Fino al colpo più duro: la diagnosi arriva per caso, via Twitter. Castán legge il proprio nome associato a una notizia sconvolgente: ha un tumore al cervello. Solo in seguito i medici confermeranno la presenza di un cavernoma cerebrale, una malformazione vascolare potenzialmente letale. Le opzioni sono due, entrambe drastiche: ritirarsi immediatamente o affrontare un intervento al cervello.

All’inizio rifiuta l’operazione. “Avevo paura di non svegliarmi più”, ammetterà anni dopo. Ma due eventi lo spingono a reagire: la scoperta della seconda gravidanza di sua moglie e una partita della Roma vista in tv.
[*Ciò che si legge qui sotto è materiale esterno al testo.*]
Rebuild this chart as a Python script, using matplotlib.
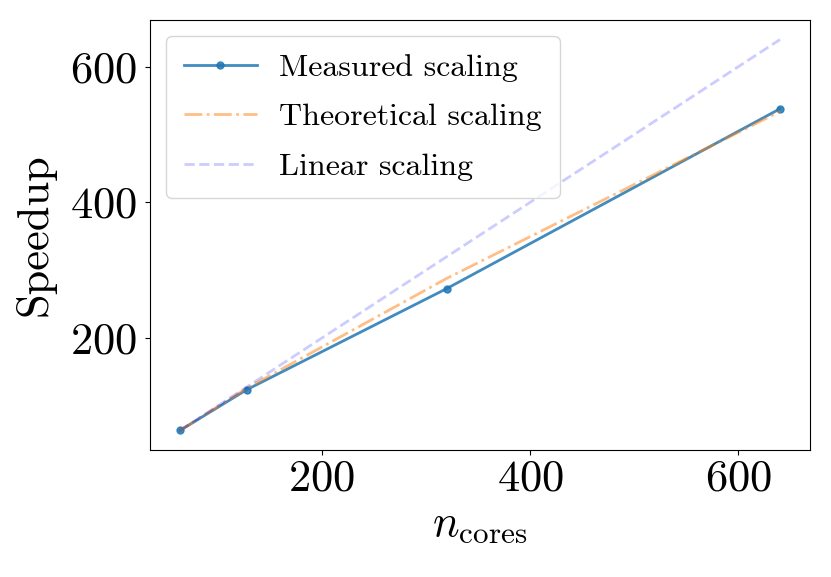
import matplotlib
matplotlib.use('Agg')
import matplotlib.pyplot as plt

plt.rcParams['font.family'] = 'serif'
plt.rcParams['font.serif'] = ['cmr10']
plt.rcParams['mathtext.fontset'] = 'cm'
plt.rcParams['axes.unicode_minus'] = False
plt.rcParams['axes.formatter.use_mathtext'] = True

# data
n_cores = [64, 128, 320, 640]
measured = [64, 124, 273, 538]
theoretical = [64, 126, 288, 534]
linear = [64, 128, 320, 640]

fig = plt.figure(figsize=(8.31, 5.77), dpi=100)
ax = fig.add_axes([150 / 831, 127 / 577, 660 / 831, 430 / 577])

ax.plot(n_cores, measured, '-o', color='#1f77b4', alpha=0.85, lw=2, ms=5, label='Measured scaling')
ax.plot(n_cores, theoretical, '-.', color='#ff7f0e', alpha=0.5, lw=2, label='Theoretical scaling')
ax.plot(n_cores, linear, '--', color='blue', alpha=0.2, lw=2, label='Linear scaling')

ax.set_xticks([200, 400, 600])
ax.set_yticks([200, 400, 600])
ax.tick_params(labelsize=32)
ax.tick_params(axis='y', pad=6)
ax.set_xlabel(r'$n_{\rm cores}$', fontsize=32)
ax.set_ylabel('Speedup', fontsize=32, labelpad=10)
ax.legend(fontsize=23, loc='upper left', labelspacing=0.66, borderpad=0.55,
          handlelength=2.3, handletextpad=0.7)

fig.savefig('out.png', dpi=100)
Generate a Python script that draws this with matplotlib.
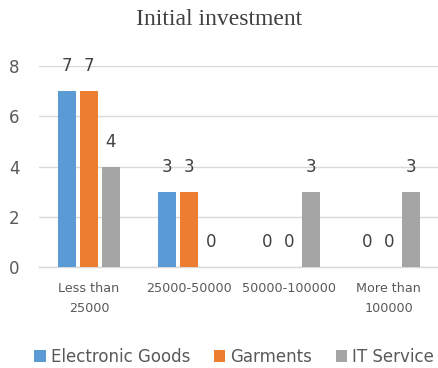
import matplotlib.pyplot as plt
import numpy as np

categories = ["Less than\n25000", "25000-50000", "50000-100000", "More than\n100000"]
electronic = [7, 3, 0, 0]
garments = [7, 3, 0, 0]
it_service = [4, 0, 3, 3]

series = [("Electronic Goods", electronic, "#5B9BD5"),
          ("Garments", garments, "#ED7D31"),
          ("IT Service", it_service, "#A5A5A5")]

textColor = "#595959"
gridColor = "#D9D9D9"

fig = plt.figure(figsize=(4.38, 3.68), dpi=100)
ax = fig.add_axes([0.089, 0.2745, 0.913, 0.546])

x = np.arange(len(categories))
width = 0.18
offsets = [-0.22, 0, 0.22]

for (name, vals, color), off in zip(series, offsets):
    bars = ax.bar(x + off, vals, width, color=color, label=name, zorder=3)
    for b, v in zip(bars, vals):
        ax.annotate(str(v), (b.get_x() + b.get_width() / 2, v),
                    xytext=(0, 18), textcoords="offset points",
                    ha="center", va="center", fontsize=12, color="#404040")

ax.set_xlim(-0.5, 3.5)
ax.set_ylim(0, 8)
ax.set_yticks([0, 2, 4, 6, 8])
ax.set_xticks(x)
ax.set_xticklabels(categories, fontsize=9.2, color=textColor, linespacing=1.65)
ax.tick_params(axis="y", labelsize=12, labelcolor=textColor, length=0, pad=14)
ax.tick_params(axis="x", length=0, pad=11)
ax.grid(axis="y", color=gridColor, linewidth=1, zorder=0)
for s in ["top", "right", "left"]:
    ax.spines[s].set_visible(False)
ax.spines["bottom"].set_color(gridColor)
ax.spines["bottom"].set_linewidth(1)

fig.suptitle("Initial investment", family="Liberation Serif", fontsize=17,
             color="#404040", x=0.5, y=0.975)

leg = fig.legend(loc="lower center", bbox_to_anchor=(0.535, -0.035), ncol=3,
                 frameon=False, fontsize=12, handlelength=0.7, handleheight=0.7,
                 handletextpad=0.3, columnspacing=1.4)
for t in leg.get_texts():
    t.set_color(textColor)

fig.savefig("out.png", dpi=100)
Non riesce a trattenere le lacrime, ma qualcosa si accende in lui: “Avevo un buco dentro, e volevo riempirlo”.

L’operazione e la rinascita difficile Castán decide di operarsi. L’intervento riesce, ma la riabilitazione è lunga, dolorosa e incerta. Camminare, bere, afferrare oggetti: tutto richiede forza, costanza e disciplina. Ma l’ex centrale della Roma non è solo. A sostenerlo c’è la sua famiglia, i compagni di squadra e soprattutto il club, che gli rinnova il contratto, copre tutte le spese mediche e lo accompagna nel percorso. “Mi hanno trattato come un figlio”, dirà. Sabatini, De Rossi, Alisson, Maicon, perfino Baresi e Del Piero gli scrivono: “Quel calore non lo dimenticherò mai”.

Il ritorno a Trigoria e l’amarezza con Spalletti Dopo mesi di riabilitazione, Castán torna a Trigoria determinato a riprendersi il suo posto. Ma qualcosa è cambiato. Luciano Spalletti è tornato sulla panchina della Roma, e l’accoglienza non è quella sperata. “Mi disse che non ero più quello di prima. Mi mostrò la formazione del Frosinone e fece capire che non facevo parte del progetto”, racconta con amarezza.

Quello che per Castán era il sogno del ritorno, si trasforma in umiliazione. “Ho pianto. Avevo rischiato la vita, e venivo trattato così”. Ma anche questo diventa un punto di svolta. “Mi sono promesso che, ovunque sarei andato, avrei camminato a testa alta”.

Una nuova vita: dal Brasile alla panchina Lascia la Roma. Prova a rilanciarsi con il Torino, poi a Cagliari, infine torna in patria: Vasco da Gama, Guarani. Non tornerà mai quello di prima, ma diventa qualcosa di più: un uomo nuovo, sopravvissuto a una sfida che va oltre il calcio.

Oggi, a 38 anni, Leandro Castán sorride. Sta studiando per diventare allenatore, vuole trasmettere la sua storia ai giovani. Ha trovato nella fede e nella psicologia nuove vie per affrontare la vita. Non è più solo un ex calciatore, è un padre, un marito, un uomo che ha conosciuto il dolore profondo e lo ha trasformato in forza.